This add-on is operated by Xplenty
Data Integration Service. ETL and ELT. Simplified.
Last updated 09 October 2019
Table of Contents
Xplenty is a data integration service that harnesses the power of Hadoop to provide an easy-to-use, scalable ETL service that makes it a snap to prepare your structured and semi-structured data for analytics.
With Xplenty, you can process data generated from Heroku apps as well as any other data store. Heroku runtime metrics can also be processed and analysed on Xplenty in conjunction with using log services add-ons. Xplenty can join data from multiple sources, including Heroku Postgres, MySQL and MongoDB, and provides a wide range of out-of-the-box data transformation tasks, from simple sorting and aggregation to sophisticated functions and data manipulations.

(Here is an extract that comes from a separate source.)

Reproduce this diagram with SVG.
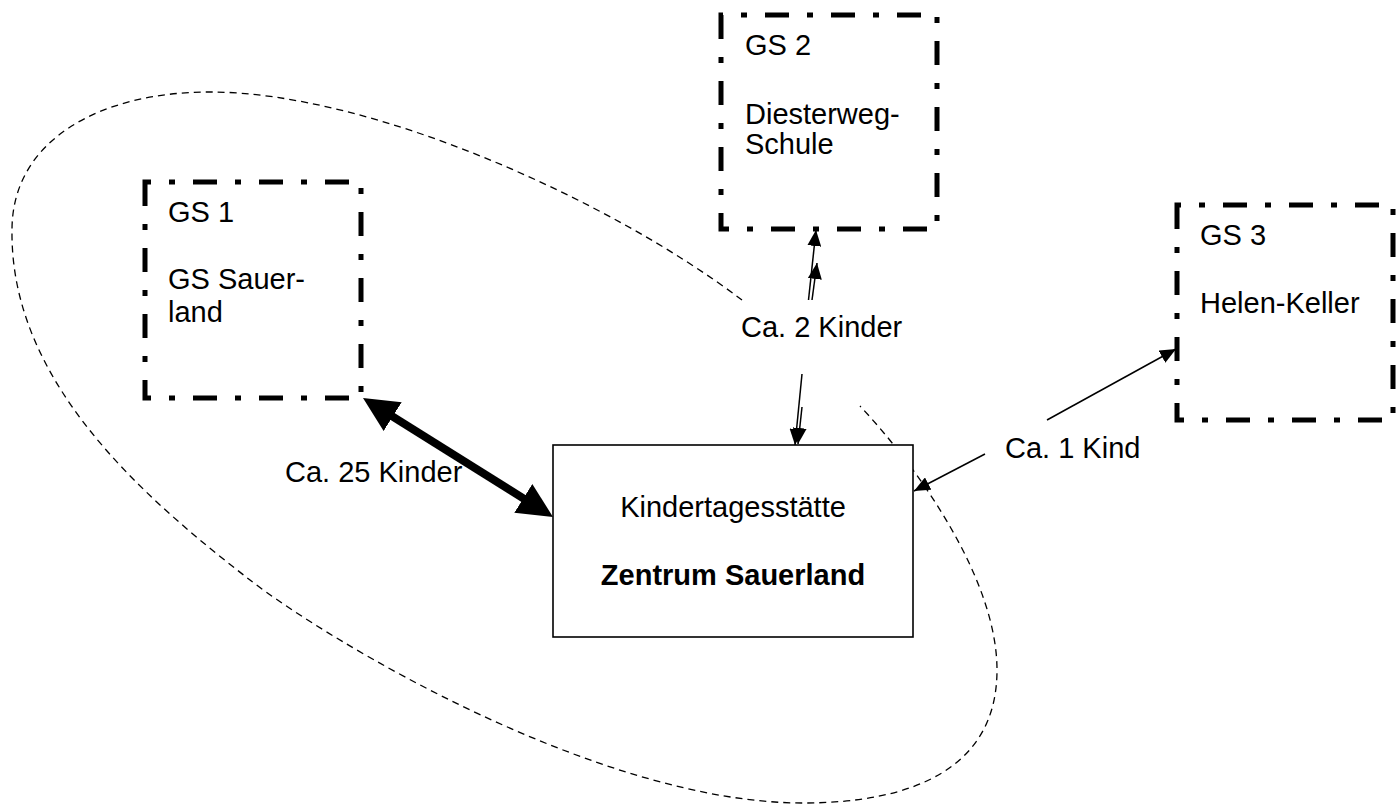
<svg xmlns="http://www.w3.org/2000/svg" width="1399" height="809" viewBox="0 0 1399 809">
<style>
text{font-family:"Liberation Sans",Arial,sans-serif;font-size:29px;fill:#000}
.b{font-weight:bold}
.gs{fill:none;stroke:#000;stroke-width:5;stroke-dasharray:24 18 6 18;stroke-linejoin:miter;stroke-linecap:butt}
.kita{fill:#fff;stroke:#000;stroke-width:1.6}
.thin{fill:none;stroke:#000;stroke-width:1.5;marker-end:url(#ah)}
.thick{fill:none;stroke:#000;stroke-width:8;marker-start:url(#big);marker-end:url(#big)}
.loop{fill:none;stroke:#000;stroke-width:1.3;stroke-dasharray:7 5}
</style>
<defs>
<marker id="ah" viewBox="0 0 16 14" refX="16" refY="7" markerWidth="16" markerHeight="14" markerUnits="userSpaceOnUse" orient="auto"><path d="M0,0 L16,7 L0,14 z" fill="#000"/></marker>
<marker id="big" viewBox="0 0 35 34" refX="23" refY="17" markerWidth="35" markerHeight="34" markerUnits="userSpaceOnUse" orient="auto-start-reverse"><path d="M0,0 L35,17 L0,34 z" fill="#000"/></marker>
</defs>
<rect width="1399" height="809" fill="#fff"/>
<g id="boundary">
<path class="loop" d="M742,300 C610,200 370,92 210,92 C100,92 12,140 12,230 C10,380 140,495 250,580 C330,642 600,803 803,803 C910,803 997,770 997,670 C997,580 920,470 860,406"/>
</g>
<g id="gs1">
<path class="gs" d="M145,182 V398 H361 V182 Z"/>
<text x="168" y="222">GS 1</text>
<text x="168" y="289">GS Sauer-</text>
<text x="168" y="322">land</text>
</g>
<g id="gs2">
<path class="gs" d="M721,15 V229 H937 V15 Z"/>
<text x="745" y="55">GS 2</text>
<text x="745" y="124">Diesterweg-</text>
<text x="745" y="154">Schule</text>
</g>
<g id="gs3">
<path class="gs" d="M1177,205 V420 H1393 V205 Z"/>
<text x="1200" y="245">GS 3</text>
<text x="1200" y="313">Helen-Keller</text>
</g>
<g id="kita">
<rect class="kita" x="553" y="445" width="360" height="192"/>
<text x="733" y="517" text-anchor="middle">Kindertagesstätte</text>
<text class="b" x="733" y="585" text-anchor="middle">Zentrum Sauerland</text>
</g>
<g id="connectors">
<line class="thick" x1="373.2" y1="404.4" x2="542.8" y2="510.6"/>
<line class="thin" x1="808.5" y1="300" x2="816" y2="230"/>
<line class="thin" x1="812" y1="300" x2="817" y2="263"/>
<line class="thin" x1="802" y1="374" x2="795" y2="445"/>
<line class="thin" x1="802" y1="407" x2="798" y2="444"/>
<line class="thin" x1="1047" y1="420" x2="1176" y2="349"/>
<line class="thin" x1="985" y1="454" x2="914" y2="491"/>
</g>
<g id="labels">
<text x="285" y="482">Ca. 25 Kinder</text>
<text x="741" y="337">Ca. 2 Kinder</text>
<text x="1005" y="458">Ca. 1 Kind</text>
</g>
</svg>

When finished, place your transformed data in analytics stores such as AWS Redshift, SAP HANA, or back in your favorite relational database, cloud storage or NoSQL data store.
Provisioning the add-on
Xplenty can be attached to a Heroku application via the CLI:
$ heroku addons:create xplenty -----> Adding xplenty to sharp-mountain-4005... done, v18 (free)
A list of all plans available can be found here.
Once the Xplenty add-on is added the
XPLENTY_ACCOUNT_ID config variables become available in the app configuration.
Use the Heroku config command to view your app’s config variables.
$ heroku config | grep XPLENTY XPLENTY_API_KEY => 5Yyps5gGteftuTRCjF1u XPLENTY_ACCOUNT_ID => myaccount
Xplenty is accessible via a REST API and has easy integration options for many languages and frameworks. Follow Xplenty API specification for further documentation.
Xplenty doesn’t need to integrate at a code-level and thus isn’t tied to a particular language. It can be used with any app hosted on Heroku, be it Ruby, Node.js, Clojure, Java, Python, or Scala, as long as it makes use of a PostgreSQL, MySQL database or NoSQL data store. To make it peace of cake to start processing your own data, we provide an easy way to import your Heroku applications data store connections so you won’t need to do it manually
You can directly import Heroku connections without having to create and define the connections in Xplenty. Just invoke Xplenty’s Import from Heroku option and select the application connections from a list of Heroku connections.
If you have not previously authorized Xplenty access to your Heroku applications, you will receive this prompt to authorize the access. (Note that you can revoke that authorization from the Heroku application at any time).
Once you’ve completed the previous section you’re all set to use the Xplenty interface.
The interface can be accessed via the CLI.
$ heroku addons:open xplenty
or by visiting the Heroku Dashboard and selecting the application in question. Select Xplenty from the Add-ons menu.
Understanding Xplenty terminology
Xplenty is all about making data processing easy and scalable. Before beginning to use Xplenty, here’s a brief overview of the basic terms used on the platform
An Xplenty cluster is a Hadoop cluster - a group of machines (nodes) that is allocated exclusively to your account’s users. You can create one or more clusters, and you can run one or more jobs on each cluster. A cluster that you’ve created remains allocated to your account until you request to terminate the cluster.
Packages define the data flow using components that specify the data to process, the data manipulation to perform, and the output destinations. Once you define a package, you can verify it, and, as in any development lifecycle, fix any errors and re-verify until the package is ready to run as a job on a cluster.
An Xplenty job is a process that is responsible for running a specific package on a Hadoop cluster. The job is a batch process that processes a finite amount of data and then terminates. Several jobs can run the same package simultaneously. When you run a new job, you select the name of the package whose workflow the job should perform, and the cluster on which to run.
Creating and executing a data flow with Xplenty
In order to start processing data with Xplenty, from the management portal, head to the connections section, located under your account settings, and define connections that will contain access information required to connect to your various data stores. The access information is stored securely and can only be used by your account’s members.
You can define cloud storage connections, to connects to your AWS S3 storage, Rackspace CloudFiles or IBM Softlayer Obejct Storage, or you can define connections to connect with your cloud database: Heroku Postgres, MongoDB, MySQL, AWS Redshift and many more.
Once connections are defined, head to the packages section, and create a package. Here you’ll define your data flow, where you can use a large set of out-of-the-box transformations to apply your business logic to your data.
To execute the package, go to the clusters section, and create a new cluster which will serve as the processing engine for your jobs. Once a cluster is created, you’ll be able to execute a package on it.
Migrating between plans
heroku addons:upgrade command to migrate to a new plan.
$ heroku addons:upgrade xplenty:newplan -----> Upgrading xplenty:free to sharp-mountain-4005... done Your plan has been updated to: xplenty:basic
Removing the add-on
Xplenty can be removed via the CLI.
This will destroy all associated data and cannot be undone!
$ heroku addons:destroy xplenty -----> Removing xplenty from sharp-mountain-4005... done, v20 (free)